Even if I did not know the “whole story” of your marriage, I do know one undeniable fact: you’re both married to an imperfect mate. If you left your spouse, interviewed two hundred “replacement” candidates, put them through a battery of psychological tests, have follow-up interviews conducted by your closest friends, spent three years dating the most compatible ones, and finally selecting the one that seems to be your perfect match in every way; still not convinced, you spend the next six months praying and fasting about this person, you’d still end up with a spouse who disappoints you, hurts you, frustrates you, and stumbles in some sort or fashion. The perfect spouse does not exist. 

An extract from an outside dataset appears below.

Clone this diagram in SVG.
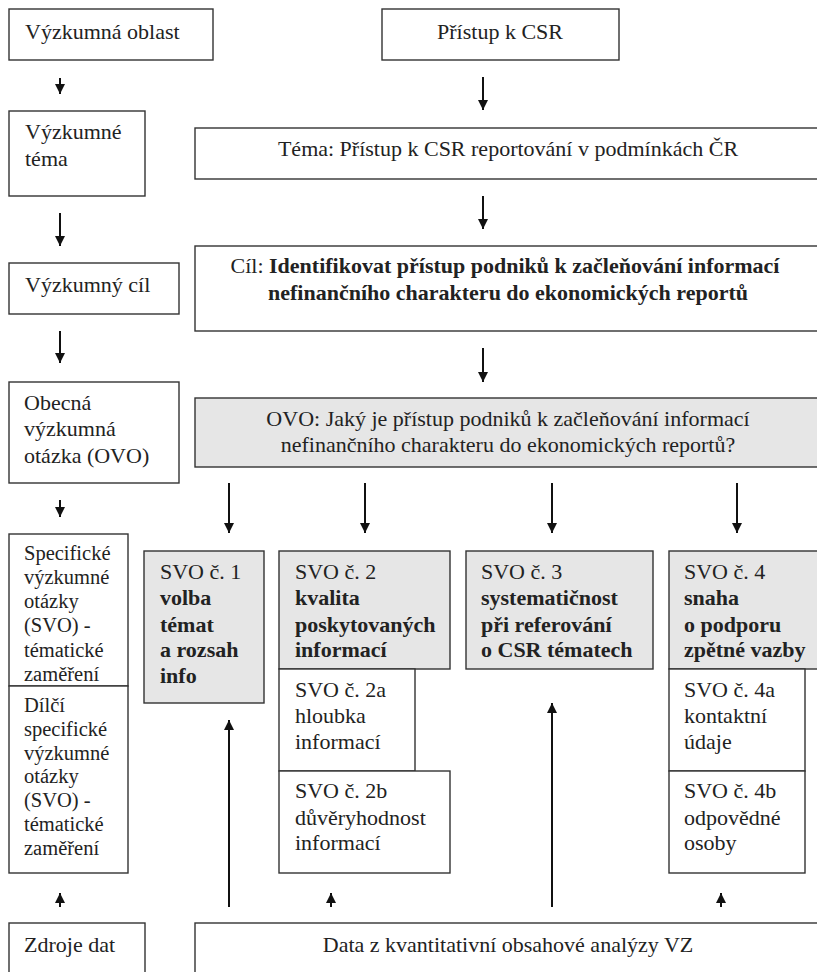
<svg xmlns="http://www.w3.org/2000/svg" width="817" height="972" viewBox="0 0 817 972">
<defs>
<style>
.box{fill:#fff;stroke:#333;stroke-width:1.4}
.g{fill:#e6e6e6;stroke:#333;stroke-width:1.4}
text{font-family:"Liberation Serif","Times New Roman",serif;font-size:22px;fill:#222}
.s{font-size:20.5px}
.b{font-weight:bold}
.m{text-anchor:middle}
.c line{stroke:#111;stroke-width:2}
</style>
<marker id="ah" viewBox="0 0 10 10" refX="10" refY="5" markerWidth="10" markerHeight="10" markerUnits="userSpaceOnUse" orient="auto">
<path d="M0,0 L10,5 L0,10 Z" fill="#111"/>
</marker>
</defs>
<rect width="817" height="972" fill="#fff"/>

<g id="n-oblast"><rect class="box" x="9" y="9" width="204" height="51"/><text x="25" y="39">Výzkumná oblast</text></g>
<g id="n-pristup"><rect class="box" x="382" y="9" width="237" height="51"/><text class="m" x="500" y="39">Přístup k CSR</text></g>
<g id="n-tema-l"><rect class="box" x="9" y="111" width="136" height="85"/><text x="25" y="139">Výzkumné</text><text x="25" y="166">téma</text></g>
<g id="n-tema"><rect class="box" x="195" y="128" width="630" height="51"/><text class="m" x="508" y="156">Téma: Přístup k CSR reportování v podmínkách ČR</text></g>
<g id="n-cil-l"><rect class="box" x="9" y="263" width="170" height="51"/><text x="25" y="292">Výzkumný cíl</text></g>
<g id="n-cil"><rect class="box" x="195" y="246" width="630" height="85"/><text class="m" x="505" y="273">Cíl: <tspan class="b">Identifikovat přístup podniků k začleňování informací</tspan></text><text class="m b" x="508" y="300">nefinančního charakteru do ekonomických reportů</text></g>
<g id="n-ovo-l"><rect class="box" x="9" y="382" width="170" height="101"/><text x="24" y="410">Obecná</text><text x="24" y="436">výzkumná</text><text x="24" y="463">otázka (OVO)</text></g>
<g id="n-ovo"><rect class="g" x="195" y="398" width="630" height="69"/><text class="m" x="508" y="426">OVO: Jaký je přístup podniků k začleňování informací</text><text class="m" x="508" y="452">nefinančního charakteru do ekonomických reportů?</text></g>
<g id="n-svo-l"><rect class="box" x="9" y="534" width="119" height="152"/><text class="s" x="24" y="560">Specifické</text><text class="s" x="24" y="584">výzkumné</text><text class="s" x="24" y="608">otázky</text><text class="s" x="24" y="632">(SVO) -</text><text class="s" x="24" y="657">tématické</text><text class="s" x="24" y="681">zaměření</text></g>
<g id="n-dsvo-l"><rect class="box" x="9" y="686" width="119" height="187"/><text class="s" x="24" y="712">Dílčí</text><text class="s" x="24" y="736">specifické</text><text class="s" x="24" y="760">výzkumné</text><text class="s" x="24" y="783">otázky</text><text class="s" x="24" y="807">(SVO) -</text><text class="s" x="24" y="831">tématické</text><text class="s" x="24" y="855">zaměření</text></g>
<g id="n-svo1"><rect class="g" x="144" y="551" width="120" height="152"/><text x="160" y="579">SVO č. 1</text><text class="b" x="160" y="605">volba</text><text class="b" x="160" y="632">témat</text><text class="b" x="160" y="657">a rozsah</text><text class="b" x="160" y="683">info</text></g>
<g id="n-svo2"><rect class="g" x="279" y="551" width="171" height="118"/><text x="295" y="579">SVO č. 2</text><text class="b" x="295" y="605">kvalita</text><text class="b" x="295" y="632">poskytovaných</text><text class="b" x="295" y="657">informací</text></g>
<g id="n-svo2a"><rect class="box" x="279" y="669" width="136" height="102"/><text x="295" y="697">SVO č. 2a</text><text x="295" y="723">hloubka</text><text x="295" y="749">informací</text></g>
<g id="n-svo2b"><rect class="box" x="279" y="771" width="171" height="102"/><text x="295" y="798">SVO č. 2b</text><text x="295" y="825">důvěryhodnost</text><text x="295" y="850">informací</text></g>
<g id="n-svo3"><rect class="g" x="466" y="551" width="187" height="118"/><text x="481" y="579">SVO č. 3</text><text class="b" x="481" y="605">systematičnost</text><text class="b" x="481" y="632">při referování</text><text class="b" x="481" y="657">o CSR tématech</text></g>
<g id="n-svo4"><rect class="g" x="669" y="551" width="160" height="118"/><text x="684" y="579">SVO č. 4</text><text class="b" x="684" y="605">snaha</text><text class="b" x="684" y="632">o podporu</text><text class="b" x="684" y="657">zpětné vazby</text></g>
<g id="n-svo4a"><rect class="box" x="669" y="669" width="136" height="102"/><text x="684" y="697">SVO č. 4a</text><text x="684" y="723">kontaktní</text><text x="684" y="749">údaje</text></g>
<g id="n-svo4b"><rect class="box" x="669" y="771" width="136" height="102"/><text x="684" y="798">SVO č. 4b</text><text x="684" y="825">odpovědné</text><text x="684" y="850">osoby</text></g>
<g id="n-zdroje"><rect class="box" x="9" y="923" width="136" height="80"/><text x="24" y="952">Zdroje dat</text></g>
<g id="n-data"><rect class="box" x="195" y="923" width="630" height="80"/><text class="m" x="508" y="952">Data z kvantitativní obsahové analýzy VZ</text></g>

<g id="connectors" class="c">
<line x1="60" y1="78" x2="60" y2="94" marker-end="url(#ah)"/>
<line x1="483" y1="77" x2="483" y2="110" marker-end="url(#ah)"/>
<line x1="60" y1="213" x2="60" y2="246" marker-end="url(#ah)"/>
<line x1="483" y1="196" x2="483" y2="229" marker-end="url(#ah)"/>
<line x1="60" y1="331" x2="60" y2="363" marker-end="url(#ah)"/>
<line x1="483" y1="348" x2="483" y2="382" marker-end="url(#ah)"/>
<line x1="60" y1="500" x2="60" y2="517" marker-end="url(#ah)"/>
<line x1="229" y1="483" x2="229" y2="533" marker-end="url(#ah)"/>
<line x1="365" y1="483" x2="365" y2="533" marker-end="url(#ah)"/>
<line x1="552" y1="483" x2="552" y2="533" marker-end="url(#ah)"/>
<line x1="737" y1="483" x2="737" y2="533" marker-end="url(#ah)"/>
<line x1="229" y1="907" x2="229" y2="720" marker-end="url(#ah)"/>
<line x1="552" y1="907" x2="552" y2="703" marker-end="url(#ah)"/>
<line x1="60" y1="907" x2="60" y2="893" marker-end="url(#ah)"/>
<line x1="331" y1="907" x2="331" y2="893" marker-end="url(#ah)"/>
<line x1="721" y1="907" x2="721" y2="893" marker-end="url(#ah)"/>
</g>
</svg>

We will make mistakes. But, we also do a lot of things right. Unfortunately the bad usually outweighs the good.  I can overlook a husband who forgets to take out the trash or a wife that can’t make pancakes as mom did. I can love the way the husband fixes anything that breaks in the house and I can love how impeccably clean the wife keeps the house. Marriage is a journey.  And along the way, there will be confusion, money problems, children, miscommunication, and interference from unforeseen and unwanted circumstances in life. But there is so much good in the journey as well when we remember that we love our spouse and look for the good rather than the bad.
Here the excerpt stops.